A discussion of how to teach the Mughal Emperor Aurangzeb using paintings and primary sources.

Bram Hubbell
Bram Hubbell
8 min read
“Live in the Vale of Peace”: Religion and the Mughals During the Reign of Aurangzeb, 1658-1707

No Mughal emperor provokes as much criticism and disdain as Aurangzeb does. In India, he has become so tarnished that government officials renamed “Aurangzeb Road” in Delhi in 2015. Most of this disdain stems from the belief that Aurangzeb was an orthodox Muslim who attacked Hindus. This view has even shaped how many world history textbooks portray Aurangzeb. In Traditions & Encounters, the authors describe Aurangzeb in these terms:

Although he greatly expanded Mughal boundaries, Aurangzeb presided over a troubled empire. He faced rebellions throughout his reign, and religious tensions generated conflicts between Hindus and Muslims. Aurangzeb was a devout Muslim, and he broke with Akbar’s policy of religious toleration. He demolished several famous Hindu temples and replaced them with mosques. He also imposed a tax on Hindus in an effort to encourage conversion to Islam. His promotion of Islam appealed strongly to the Mughals themselves and other Indian Muslims, but it provoked deep hostility among Hindus and enabled local leaders to organize movements to resist or even rebel against Mughal authority.

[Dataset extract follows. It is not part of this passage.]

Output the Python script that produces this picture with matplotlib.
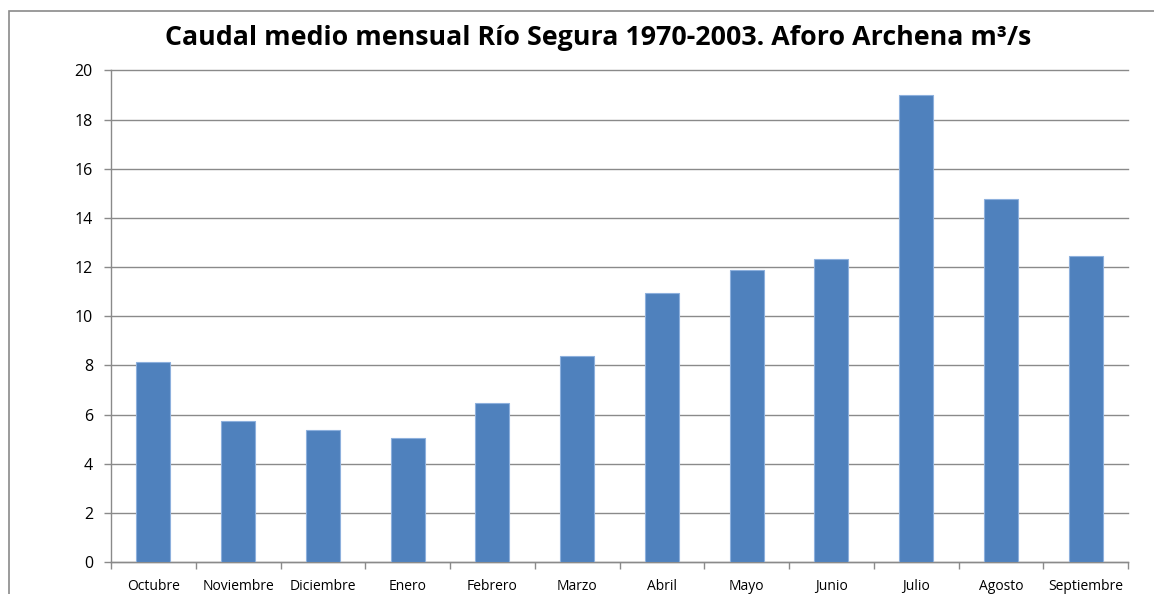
import matplotlib
matplotlib.use("Agg")
import matplotlib.pyplot as plt
from matplotlib.patches import Rectangle

months = ["Octubre", "Noviembre", "Diciembre", "Enero", "Febrero", "Marzo",
          "Abril", "Mayo", "Junio", "Julio", "Agosto", "Septiembre"]
flow = [8.15, 5.75, 5.37, 5.03, 6.45, 8.39, 10.95, 11.87, 12.32, 19.02, 14.76, 12.45]
yticks = [0, 2, 4, 6, 8, 10, 12, 14, 16, 18, 20]
title = "Caudal medio mensual Río Segura 1970-2003. Aforo Archena m³/s"

W, H = 1154, 594
fig = plt.figure(figsize=(W / 100, H / 100), dpi=100)
fig.patch.set_facecolor("white")

# outer chart frame
fig.patches.append(Rectangle((8.5 / W, -0.1), 1.2, 1.1 - 10.5 / H,
                             transform=fig.transFigure, fill=False,
                             edgecolor="#8a8a8a", linewidth=1.2, clip_on=False))

ax = fig.add_axes([111 / W, 1 - 562 / H, (1128 - 111) / W, (562 - 70.5) / H])
x = list(range(len(months)))
ax.bar(x, flow, width=0.4, color="#4F81BD", edgecolor="#8DB0DD", linewidth=0.8, zorder=3)
ax.set_xlim(-0.5, len(months) - 0.5)
ax.set_ylim(0, 20)
ax.set_yticks(yticks)
ax.set_yticklabels([str(t) for t in yticks], fontsize=11.5, fontfamily="Open Sans")
ax.set_xticks(x)
ax.set_xticklabels(months, fontsize=10, fontfamily="Open Sans")
ax.set_xticks([i - 0.5 for i in range(len(months) + 1)], minor=True)
ax.grid(axis="y", color="#8a8a8a", linewidth=1.0, zorder=0)
for gl in ax.get_ygridlines():
    gl.set_clip_on(False)
for s in ["top", "right"]:
    ax.spines[s].set_visible(False)
for s in ["left", "bottom"]:
    ax.spines[s].set_color("#8a8a8a")
    ax.spines[s].set_linewidth(1.0)
ax.tick_params(axis="x", which="major", length=0, pad=12)
ax.tick_params(axis="x", which="minor", length=5, color="#8a8a8a", width=1.0)
ax.tick_params(axis="y", length=5, color="#8a8a8a", width=1.0, pad=8)

fig.text(598 / W, 1 - 38 / H, title, ha="center", va="center",
         fontsize=19.3, fontweight="bold", fontfamily="Open Sans")

fig.savefig("out.png", dpi=100)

While this view of Aurangzeb as the bad Mughal emperor who contributed to the empire’s decline is widespread in world history textbooks, it fails to consider Aurangzeb and his policies in their complete historical context and misrepresents the stability of the empire under previous rulers. For example, in the post about Jahangir, I discussed how Malik Ambar regularly challenged and frustrated the Mughals.

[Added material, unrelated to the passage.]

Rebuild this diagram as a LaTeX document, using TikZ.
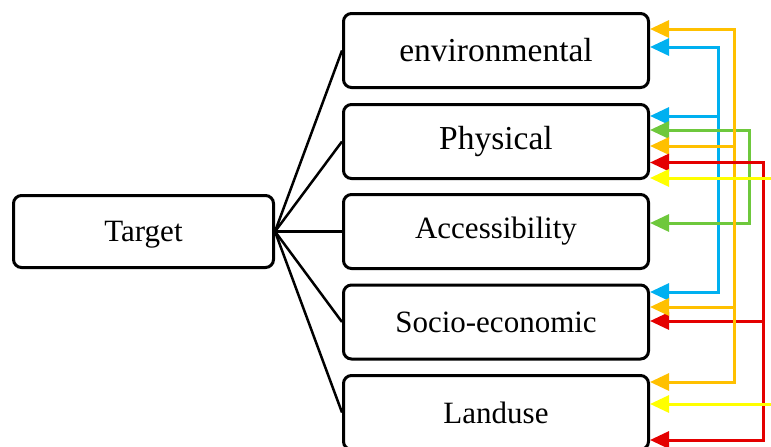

The Mughal Empire at the end of Aurangzeb’s reign. Aurangzeb added the territory in brown to the empire. Source: The Map Archive
The Mughal Empire at the end of Aurangzeb’s reign. Aurangzeb added the territory in brown to the empire. Source: The Map Archive

If we want to help students better understand how Aurangzeb fits into the Mughal Empire, we need to move beyond the oversimplified story of him as the bad emperor I discussed in the introductory post on the Mughals. By considering a few different paintings of Aurangzeb and some short quotations from his letters, we can help students see a more nuanced picture of Aurangzeb that goes beyond the image of him as a Muslim zealot. These sources can help students understand that Aurangzeb was concerned about being seen as a practicing Muslim, but he also was not opposed to Hinduism or other religions.